> _PROBLEM DETAILS_: Can you print the data exactly and leave out each image?

> _DATA EXCERPT_:
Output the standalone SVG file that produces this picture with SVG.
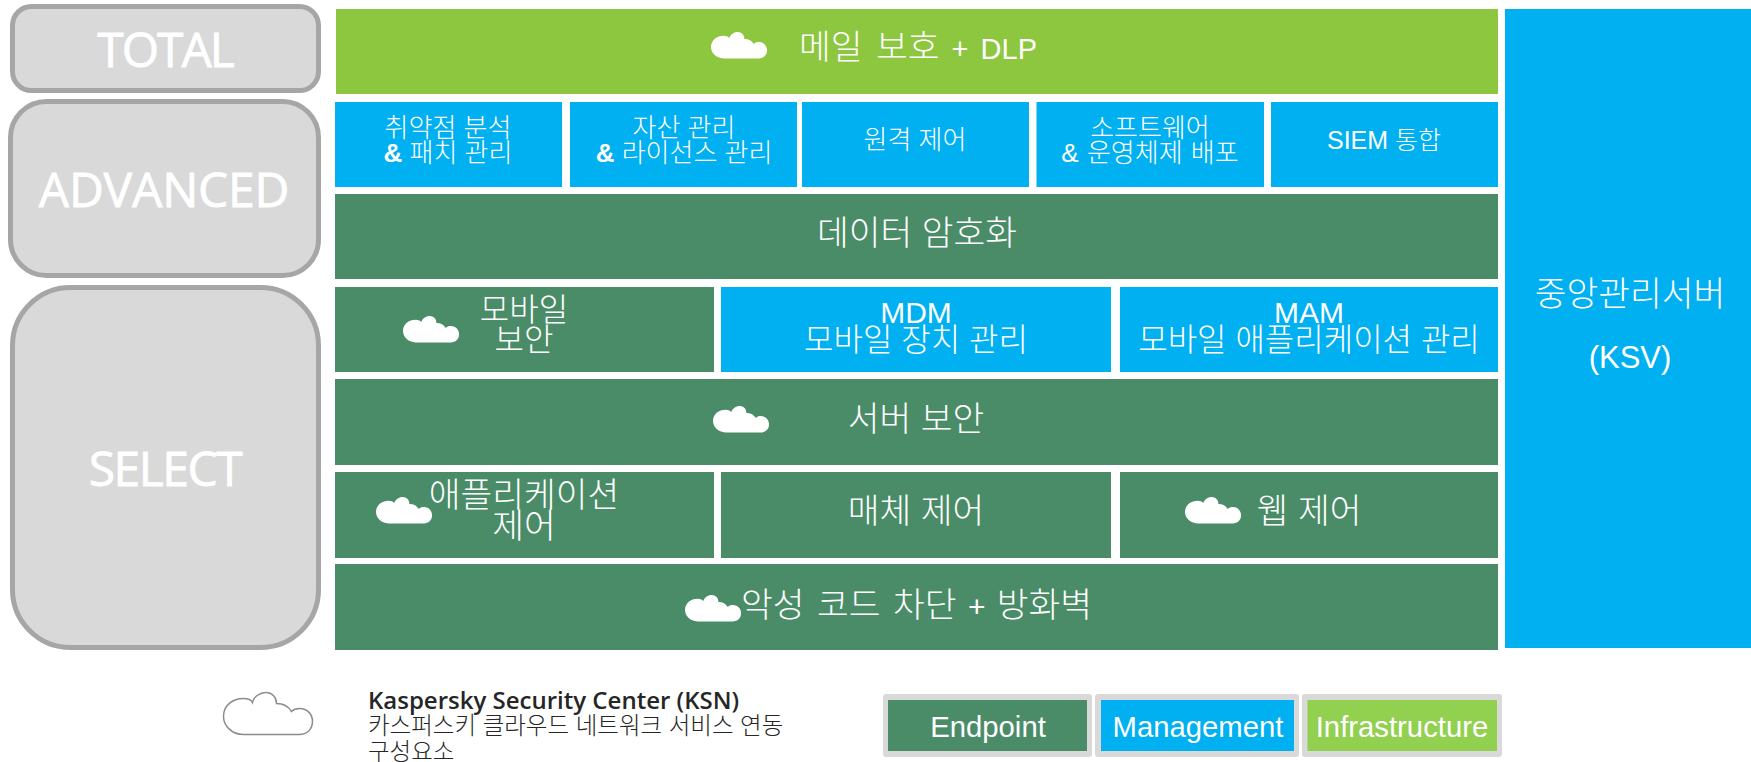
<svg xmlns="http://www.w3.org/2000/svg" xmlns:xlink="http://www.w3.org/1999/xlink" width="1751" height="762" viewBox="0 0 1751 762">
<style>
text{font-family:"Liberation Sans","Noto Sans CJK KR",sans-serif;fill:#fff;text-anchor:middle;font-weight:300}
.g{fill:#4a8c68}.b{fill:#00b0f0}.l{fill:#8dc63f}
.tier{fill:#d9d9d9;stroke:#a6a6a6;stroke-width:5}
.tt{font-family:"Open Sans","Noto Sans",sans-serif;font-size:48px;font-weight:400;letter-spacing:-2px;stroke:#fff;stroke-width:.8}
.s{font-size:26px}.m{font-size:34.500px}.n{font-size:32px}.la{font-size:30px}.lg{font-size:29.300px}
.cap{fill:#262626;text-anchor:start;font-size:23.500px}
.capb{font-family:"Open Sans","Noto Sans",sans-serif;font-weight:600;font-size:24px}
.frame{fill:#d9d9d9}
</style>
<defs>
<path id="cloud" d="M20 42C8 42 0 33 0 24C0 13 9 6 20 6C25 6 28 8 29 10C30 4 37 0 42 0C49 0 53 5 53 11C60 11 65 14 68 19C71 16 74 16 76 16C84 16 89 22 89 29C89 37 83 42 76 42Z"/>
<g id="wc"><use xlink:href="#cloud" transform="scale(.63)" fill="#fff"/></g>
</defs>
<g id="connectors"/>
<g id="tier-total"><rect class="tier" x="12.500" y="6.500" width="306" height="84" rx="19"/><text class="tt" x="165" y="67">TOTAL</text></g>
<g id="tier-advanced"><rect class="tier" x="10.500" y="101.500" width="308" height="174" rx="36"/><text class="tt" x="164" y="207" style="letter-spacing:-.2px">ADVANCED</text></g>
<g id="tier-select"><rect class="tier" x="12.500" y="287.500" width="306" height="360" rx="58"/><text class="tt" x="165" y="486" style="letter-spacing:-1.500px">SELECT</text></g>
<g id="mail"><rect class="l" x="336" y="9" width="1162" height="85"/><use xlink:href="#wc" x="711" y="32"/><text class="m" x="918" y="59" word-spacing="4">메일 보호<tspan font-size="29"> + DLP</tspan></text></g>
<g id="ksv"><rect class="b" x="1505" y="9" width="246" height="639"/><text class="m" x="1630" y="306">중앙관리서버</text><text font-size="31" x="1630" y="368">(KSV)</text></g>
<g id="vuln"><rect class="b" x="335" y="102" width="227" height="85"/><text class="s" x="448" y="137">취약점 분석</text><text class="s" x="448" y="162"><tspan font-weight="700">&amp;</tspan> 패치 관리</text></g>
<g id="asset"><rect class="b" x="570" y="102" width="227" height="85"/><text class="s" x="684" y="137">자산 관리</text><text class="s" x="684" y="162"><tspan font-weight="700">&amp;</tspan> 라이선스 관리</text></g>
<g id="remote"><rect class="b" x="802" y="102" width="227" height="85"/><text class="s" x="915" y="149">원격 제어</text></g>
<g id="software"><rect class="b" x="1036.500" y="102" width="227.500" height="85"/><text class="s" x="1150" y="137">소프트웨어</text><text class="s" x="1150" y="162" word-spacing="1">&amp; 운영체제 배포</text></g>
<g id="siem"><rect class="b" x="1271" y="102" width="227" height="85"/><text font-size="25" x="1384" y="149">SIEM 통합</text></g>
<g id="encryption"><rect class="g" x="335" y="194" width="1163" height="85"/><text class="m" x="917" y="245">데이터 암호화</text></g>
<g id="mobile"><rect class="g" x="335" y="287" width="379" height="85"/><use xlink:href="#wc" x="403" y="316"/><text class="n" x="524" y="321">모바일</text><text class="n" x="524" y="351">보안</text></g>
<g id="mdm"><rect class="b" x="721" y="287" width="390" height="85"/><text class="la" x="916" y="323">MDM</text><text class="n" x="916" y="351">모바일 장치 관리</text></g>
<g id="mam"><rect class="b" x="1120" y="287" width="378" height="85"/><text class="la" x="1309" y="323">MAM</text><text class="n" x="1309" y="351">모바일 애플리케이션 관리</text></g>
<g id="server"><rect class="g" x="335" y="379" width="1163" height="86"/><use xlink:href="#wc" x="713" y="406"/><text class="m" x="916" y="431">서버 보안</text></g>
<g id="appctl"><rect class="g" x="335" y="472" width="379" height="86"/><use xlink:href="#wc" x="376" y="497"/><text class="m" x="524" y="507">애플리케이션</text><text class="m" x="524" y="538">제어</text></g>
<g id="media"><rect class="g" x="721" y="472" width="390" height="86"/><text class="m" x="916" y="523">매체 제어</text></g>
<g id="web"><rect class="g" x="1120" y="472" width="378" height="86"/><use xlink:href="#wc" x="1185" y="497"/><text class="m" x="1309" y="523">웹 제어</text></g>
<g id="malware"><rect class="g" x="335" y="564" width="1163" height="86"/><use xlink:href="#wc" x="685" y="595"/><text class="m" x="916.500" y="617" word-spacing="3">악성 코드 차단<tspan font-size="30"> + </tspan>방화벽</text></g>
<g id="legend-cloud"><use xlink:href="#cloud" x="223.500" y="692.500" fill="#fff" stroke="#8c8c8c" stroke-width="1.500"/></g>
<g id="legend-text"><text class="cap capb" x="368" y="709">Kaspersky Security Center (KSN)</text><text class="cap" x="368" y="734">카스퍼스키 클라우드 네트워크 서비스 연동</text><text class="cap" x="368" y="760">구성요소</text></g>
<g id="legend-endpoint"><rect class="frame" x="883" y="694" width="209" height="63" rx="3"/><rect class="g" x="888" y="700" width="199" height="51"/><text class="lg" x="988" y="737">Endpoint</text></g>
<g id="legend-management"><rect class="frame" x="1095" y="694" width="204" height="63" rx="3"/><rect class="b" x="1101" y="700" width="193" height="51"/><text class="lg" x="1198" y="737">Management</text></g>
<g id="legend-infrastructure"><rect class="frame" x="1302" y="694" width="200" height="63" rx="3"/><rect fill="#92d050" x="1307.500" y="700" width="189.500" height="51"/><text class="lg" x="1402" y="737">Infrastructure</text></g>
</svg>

> _ANSWER TO THIS EXERCISE_:
Output the standalone SVG file that produces this picture with SVG.
<svg xmlns="http://www.w3.org/2000/svg" xmlns:xlink="http://www.w3.org/1999/xlink" width="1751" height="762" viewBox="0 0 1751 762">
<style>
text{font-family:"Liberation Sans","Noto Sans CJK KR",sans-serif;fill:#fff;text-anchor:middle;font-weight:300}
.g{fill:#4a8c68}.b{fill:#00b0f0}.l{fill:#8dc63f}
.tier{fill:#d9d9d9;stroke:#a6a6a6;stroke-width:5}
.tt{font-family:"Open Sans","Noto Sans",sans-serif;font-size:48px;font-weight:400;letter-spacing:-2px;stroke:#fff;stroke-width:.8}
.s{font-size:26px}.m{font-size:34.500px}.n{font-size:32px}.la{font-size:30px}.lg{font-size:29.300px}
.cap{fill:#262626;text-anchor:start;font-size:23.500px}
.capb{font-family:"Open Sans","Noto Sans",sans-serif;font-weight:600;font-size:24px}
.frame{fill:#d9d9d9}
</style>
<defs>
<path id="cloud" d="M20 42C8 42 0 33 0 24C0 13 9 6 20 6C25 6 28 8 29 10C30 4 37 0 42 0C49 0 53 5 53 11C60 11 65 14 68 19C71 16 74 16 76 16C84 16 89 22 89 29C89 37 83 42 76 42Z"/>
<g id="wc"><use xlink:href="#cloud" transform="scale(.63)" fill="#fff"/></g>
</defs>
<g id="connectors"/>
<g id="tier-total"><rect class="tier" x="12.500" y="6.500" width="306" height="84" rx="19"/><text class="tt" x="165" y="67">TOTAL</text></g>
<g id="tier-advanced"><rect class="tier" x="10.500" y="101.500" width="308" height="174" rx="36"/><text class="tt" x="164" y="207" style="letter-spacing:-.2px">ADVANCED</text></g>
<g id="tier-select"><rect class="tier" x="12.500" y="287.500" width="306" height="360" rx="58"/><text class="tt" x="165" y="486" style="letter-spacing:-1.500px">SELECT</text></g>
<g id="mail"><rect class="l" x="336" y="9" width="1162" height="85"/><use xlink:href="#wc" x="711" y="32"/><text class="m" x="918" y="59" word-spacing="4">메일 보호<tspan font-size="29"> + DLP</tspan></text></g>
<g id="ksv"><rect class="b" x="1505" y="9" width="246" height="639"/><text class="m" x="1630" y="306">중앙관리서버</text><text font-size="31" x="1630" y="368">(KSV)</text></g>
<g id="vuln"><rect class="b" x="335" y="102" width="227" height="85"/><text class="s" x="448" y="137">취약점 분석</text><text class="s" x="448" y="162"><tspan font-weight="700">&amp;</tspan> 패치 관리</text></g>
<g id="asset"><rect class="b" x="570" y="102" width="227" height="85"/><text class="s" x="684" y="137">자산 관리</text><text class="s" x="684" y="162"><tspan font-weight="700">&amp;</tspan> 라이선스 관리</text></g>
<g id="remote"><rect class="b" x="802" y="102" width="227" height="85"/><text class="s" x="915" y="149">원격 제어</text></g>
<g id="software"><rect class="b" x="1036.500" y="102" width="227.500" height="85"/><text class="s" x="1150" y="137">소프트웨어</text><text class="s" x="1150" y="162" word-spacing="1">&amp; 운영체제 배포</text></g>
<g id="siem"><rect class="b" x="1271" y="102" width="227" height="85"/><text font-size="25" x="1384" y="149">SIEM 통합</text></g>
<g id="encryption"><rect class="g" x="335" y="194" width="1163" height="85"/><text class="m" x="917" y="245">데이터 암호화</text></g>
<g id="mobile"><rect class="g" x="335" y="287" width="379" height="85"/><use xlink:href="#wc" x="403" y="316"/><text class="n" x="524" y="321">모바일</text><text class="n" x="524" y="351">보안</text></g>
<g id="mdm"><rect class="b" x="721" y="287" width="390" height="85"/><text class="la" x="916" y="323">MDM</text><text class="n" x="916" y="351">모바일 장치 관리</text></g>
<g id="mam"><rect class="b" x="1120" y="287" width="378" height="85"/><text class="la" x="1309" y="323">MAM</text><text class="n" x="1309" y="351">모바일 애플리케이션 관리</text></g>
<g id="server"><rect class="g" x="335" y="379" width="1163" height="86"/><use xlink:href="#wc" x="713" y="406"/><text class="m" x="916" y="431">서버 보안</text></g>
<g id="appctl"><rect class="g" x="335" y="472" width="379" height="86"/><use xlink:href="#wc" x="376" y="497"/><text class="m" x="524" y="507">애플리케이션</text><text class="m" x="524" y="538">제어</text></g>
<g id="media"><rect class="g" x="721" y="472" width="390" height="86"/><text class="m" x="916" y="523">매체 제어</text></g>
<g id="web"><rect class="g" x="1120" y="472" width="378" height="86"/><use xlink:href="#wc" x="1185" y="497"/><text class="m" x="1309" y="523">웹 제어</text></g>
<g id="malware"><rect class="g" x="335" y="564" width="1163" height="86"/><use xlink:href="#wc" x="685" y="595"/><text class="m" x="916.500" y="617" word-spacing="3">악성 코드 차단<tspan font-size="30"> + </tspan>방화벽</text></g>
<g id="legend-cloud"><use xlink:href="#cloud" x="223.500" y="692.500" fill="#fff" stroke="#8c8c8c" stroke-width="1.500"/></g>
<g id="legend-text"><text class="cap capb" x="368" y="709">Kaspersky Security Center (KSN)</text><text class="cap" x="368" y="734">카스퍼스키 클라우드 네트워크 서비스 연동</text><text class="cap" x="368" y="760">구성요소</text></g>
<g id="legend-endpoint"><rect class="frame" x="883" y="694" width="209" height="63" rx="3"/><rect class="g" x="888" y="700" width="199" height="51"/><text class="lg" x="988" y="737">Endpoint</text></g>
<g id="legend-management"><rect class="frame" x="1095" y="694" width="204" height="63" rx="3"/><rect class="b" x="1101" y="700" width="193" height="51"/><text class="lg" x="1198" y="737">Management</text></g>
<g id="legend-infrastructure"><rect class="frame" x="1302" y="694" width="200" height="63" rx="3"/><rect fill="#92d050" x="1307.500" y="700" width="189.500" height="51"/><text class="lg" x="1402" y="737">Infrastructure</text></g>
</svg>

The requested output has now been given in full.